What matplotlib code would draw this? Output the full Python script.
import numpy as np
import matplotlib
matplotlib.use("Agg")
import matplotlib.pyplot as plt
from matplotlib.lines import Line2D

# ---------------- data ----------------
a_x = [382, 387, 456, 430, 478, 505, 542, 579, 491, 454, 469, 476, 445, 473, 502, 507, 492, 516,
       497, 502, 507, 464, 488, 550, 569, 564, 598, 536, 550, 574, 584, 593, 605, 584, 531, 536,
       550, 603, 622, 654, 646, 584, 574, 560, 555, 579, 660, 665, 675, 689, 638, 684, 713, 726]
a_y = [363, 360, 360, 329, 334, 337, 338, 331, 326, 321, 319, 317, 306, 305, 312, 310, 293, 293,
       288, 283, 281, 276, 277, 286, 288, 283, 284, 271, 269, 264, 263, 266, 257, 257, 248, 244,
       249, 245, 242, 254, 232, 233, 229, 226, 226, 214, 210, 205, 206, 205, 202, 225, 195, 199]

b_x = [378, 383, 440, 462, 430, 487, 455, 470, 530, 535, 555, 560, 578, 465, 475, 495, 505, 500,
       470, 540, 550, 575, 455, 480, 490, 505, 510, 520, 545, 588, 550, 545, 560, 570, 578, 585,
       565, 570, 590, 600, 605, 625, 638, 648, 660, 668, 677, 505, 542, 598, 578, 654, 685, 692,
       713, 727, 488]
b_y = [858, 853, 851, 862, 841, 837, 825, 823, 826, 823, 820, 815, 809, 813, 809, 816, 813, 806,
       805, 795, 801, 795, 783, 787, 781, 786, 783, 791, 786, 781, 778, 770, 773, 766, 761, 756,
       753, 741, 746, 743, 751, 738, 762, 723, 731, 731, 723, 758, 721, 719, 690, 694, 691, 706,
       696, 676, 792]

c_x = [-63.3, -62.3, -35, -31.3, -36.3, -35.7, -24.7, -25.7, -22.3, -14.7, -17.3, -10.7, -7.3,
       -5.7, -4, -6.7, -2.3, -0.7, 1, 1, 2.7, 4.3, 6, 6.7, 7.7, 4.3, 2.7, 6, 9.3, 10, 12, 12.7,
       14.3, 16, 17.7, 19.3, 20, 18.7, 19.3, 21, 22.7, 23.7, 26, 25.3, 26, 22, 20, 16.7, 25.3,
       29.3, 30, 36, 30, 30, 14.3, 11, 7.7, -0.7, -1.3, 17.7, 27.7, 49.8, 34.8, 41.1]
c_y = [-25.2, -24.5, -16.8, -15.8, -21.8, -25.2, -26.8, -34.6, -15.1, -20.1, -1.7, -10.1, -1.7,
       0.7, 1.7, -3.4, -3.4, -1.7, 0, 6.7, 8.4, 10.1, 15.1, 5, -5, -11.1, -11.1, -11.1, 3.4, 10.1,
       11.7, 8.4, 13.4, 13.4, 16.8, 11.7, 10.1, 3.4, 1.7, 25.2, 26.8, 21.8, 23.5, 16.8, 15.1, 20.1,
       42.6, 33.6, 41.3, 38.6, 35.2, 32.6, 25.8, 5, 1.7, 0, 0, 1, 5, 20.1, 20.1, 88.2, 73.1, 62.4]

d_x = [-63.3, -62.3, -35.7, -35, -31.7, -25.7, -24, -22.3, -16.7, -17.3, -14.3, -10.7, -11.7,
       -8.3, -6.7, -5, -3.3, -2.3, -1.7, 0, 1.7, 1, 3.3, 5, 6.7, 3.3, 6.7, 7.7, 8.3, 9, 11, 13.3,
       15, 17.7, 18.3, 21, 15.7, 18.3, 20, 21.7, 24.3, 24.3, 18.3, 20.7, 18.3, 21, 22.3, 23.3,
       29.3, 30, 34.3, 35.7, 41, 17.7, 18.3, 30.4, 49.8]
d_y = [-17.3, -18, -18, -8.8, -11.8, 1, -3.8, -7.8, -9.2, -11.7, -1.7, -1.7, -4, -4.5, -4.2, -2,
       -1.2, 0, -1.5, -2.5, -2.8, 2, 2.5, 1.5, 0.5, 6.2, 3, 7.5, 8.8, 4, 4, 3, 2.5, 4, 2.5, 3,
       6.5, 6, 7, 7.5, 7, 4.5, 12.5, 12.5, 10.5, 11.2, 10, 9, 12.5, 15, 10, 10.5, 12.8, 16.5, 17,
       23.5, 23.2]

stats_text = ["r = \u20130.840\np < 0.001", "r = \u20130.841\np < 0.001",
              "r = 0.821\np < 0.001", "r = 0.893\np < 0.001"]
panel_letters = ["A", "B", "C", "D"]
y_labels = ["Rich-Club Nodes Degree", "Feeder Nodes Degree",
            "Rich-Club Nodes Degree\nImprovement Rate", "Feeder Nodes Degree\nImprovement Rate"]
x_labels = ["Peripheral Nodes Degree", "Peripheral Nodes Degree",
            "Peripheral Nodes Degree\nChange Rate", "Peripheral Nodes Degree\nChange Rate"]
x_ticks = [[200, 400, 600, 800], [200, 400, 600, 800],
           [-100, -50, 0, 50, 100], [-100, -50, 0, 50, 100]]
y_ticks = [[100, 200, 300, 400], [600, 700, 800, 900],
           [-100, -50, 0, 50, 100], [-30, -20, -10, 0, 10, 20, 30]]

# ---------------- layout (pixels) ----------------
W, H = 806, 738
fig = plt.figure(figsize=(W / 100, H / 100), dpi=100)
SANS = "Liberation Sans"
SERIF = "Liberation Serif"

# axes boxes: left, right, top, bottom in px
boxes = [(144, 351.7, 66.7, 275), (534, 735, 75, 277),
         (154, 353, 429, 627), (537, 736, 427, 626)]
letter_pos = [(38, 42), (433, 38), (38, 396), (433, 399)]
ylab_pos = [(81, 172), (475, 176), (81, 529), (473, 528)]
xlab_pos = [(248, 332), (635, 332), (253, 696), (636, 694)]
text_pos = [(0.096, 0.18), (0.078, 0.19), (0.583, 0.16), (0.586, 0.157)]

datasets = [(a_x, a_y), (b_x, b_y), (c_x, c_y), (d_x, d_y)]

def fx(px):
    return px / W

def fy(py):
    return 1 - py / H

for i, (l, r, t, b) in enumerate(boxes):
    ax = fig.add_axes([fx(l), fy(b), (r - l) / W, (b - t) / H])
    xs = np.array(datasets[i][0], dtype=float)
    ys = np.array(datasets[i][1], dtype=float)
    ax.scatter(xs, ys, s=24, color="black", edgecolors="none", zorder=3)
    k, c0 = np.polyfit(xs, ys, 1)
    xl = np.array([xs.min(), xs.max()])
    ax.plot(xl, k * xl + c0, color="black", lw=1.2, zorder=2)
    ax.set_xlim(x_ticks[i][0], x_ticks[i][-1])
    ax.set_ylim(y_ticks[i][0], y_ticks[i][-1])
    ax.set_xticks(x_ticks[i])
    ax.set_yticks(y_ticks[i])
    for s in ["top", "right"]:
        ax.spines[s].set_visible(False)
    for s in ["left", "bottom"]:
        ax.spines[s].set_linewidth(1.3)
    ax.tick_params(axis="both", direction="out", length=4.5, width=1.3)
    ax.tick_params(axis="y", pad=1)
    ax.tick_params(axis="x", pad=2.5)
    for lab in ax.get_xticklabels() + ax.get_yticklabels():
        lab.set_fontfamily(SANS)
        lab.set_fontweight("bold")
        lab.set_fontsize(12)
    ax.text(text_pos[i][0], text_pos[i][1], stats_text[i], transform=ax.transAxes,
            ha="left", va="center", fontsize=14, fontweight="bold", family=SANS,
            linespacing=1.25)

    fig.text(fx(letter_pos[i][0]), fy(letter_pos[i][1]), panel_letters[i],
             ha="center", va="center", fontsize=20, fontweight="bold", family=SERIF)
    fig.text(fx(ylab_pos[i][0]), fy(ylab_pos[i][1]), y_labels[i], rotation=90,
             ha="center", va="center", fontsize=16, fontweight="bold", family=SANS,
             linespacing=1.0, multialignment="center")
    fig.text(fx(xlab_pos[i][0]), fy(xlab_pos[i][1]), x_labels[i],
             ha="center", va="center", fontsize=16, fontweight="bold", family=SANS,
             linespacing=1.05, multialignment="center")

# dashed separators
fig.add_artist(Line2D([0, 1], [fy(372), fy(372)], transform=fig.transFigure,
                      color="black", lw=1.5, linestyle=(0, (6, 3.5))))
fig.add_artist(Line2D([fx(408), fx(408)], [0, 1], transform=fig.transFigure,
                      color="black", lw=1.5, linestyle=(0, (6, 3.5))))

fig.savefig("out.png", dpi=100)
* * *
Copy every line above in which the string "matplotlib" shows up.

What matplotlib code would draw this? Output the full Python script.
import matplotlib
matplotlib.use("Agg")
import matplotlib.pyplot as plt
from matplotlib.lines import Line2D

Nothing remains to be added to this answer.